“Life was all amazing with a long hanging bag on my back, rubber shoes my feet and a catapult in my hand. Grazing hundred goats along with my uncles over the hilly mountains and pastures during the day and sitting next to my father at night and learning the basic calculations from him in the dim light of the lantern and sometimes in the hardly found candle light, were the most joyful and exciting activities of my childhood. Living in a joint family of three dozen people and beating everyone in the arithmetic questions in the dining room was a daily routine. My most respectable and ideal, but illiterate parents were highly enthusiastic to literate me. They enrolled me in a private school in my village and I remained unbeaten throughout the six years in that village school.

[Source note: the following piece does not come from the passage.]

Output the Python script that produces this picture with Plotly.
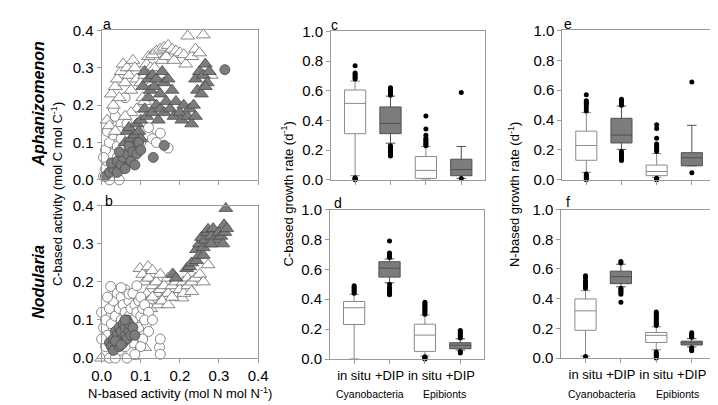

The story changes. My father gets admitted at Aga Khan Hospital, Karachi and remains admitted for half of the year. Meanwhile, my mother tells me the story of my five elder brothers who lost their lives one after another reaching the age of playing football and grazing their goats in the pastures of the village. Crisis hits my family and I am getting my 6th class education at my home. The boy who was just acquainted with the English education, changes his route to a government school which was supposed to be of a low standard at that time.
Seeing boys going to English schools and speaking English was inspiring me to the heights of the Himalayas. I was all confident to join these schools, but the financial constraints were keeping me silent. Off the door, I was dreaming myself to be the part of these prestigious institutions one day, but stopped to dream when once again my father got admitted in the most expensive hospital of the country and spent a whole autumn there. The family went into another phase of severe crisis.
I was in a manic depression about the quality of education that I was getting from the school. I shared my strong will to get a quality education with my cousin and he became a source of hope for me and migrated me from the village to the city. Government Boys High School No.2 Jutial Gilgit became my next destination. The school was all good for sunbath in the freezing winter and discussing the most favorite reliogi-o-political circumstances of the city with the teachers. A real miracle happened when I stood first in the whole district in grade eight exams and also qualified the admission test of the most dreaming institute [Aga Khan Higher Secondary School, Gilgit] of the entire region. That was the life changing point of my life.
I had just vigorously started my pre-secondary education at Aga Khan Higher Secondary School, Gilgit, my father – my real mentor, my source of inspiration and, on top of everything else, my reason to accomplish something big in life – took his last breath in front of my eyes and departed from this world, leaving me all alone behind to face the bitter challenges of life and to bring out the family from the decades long suffering and crisis. This was the most difficult phase of my life, but the last words of my father about my education were the guiding stars and encouraging tools for me to continue my education at any cost.”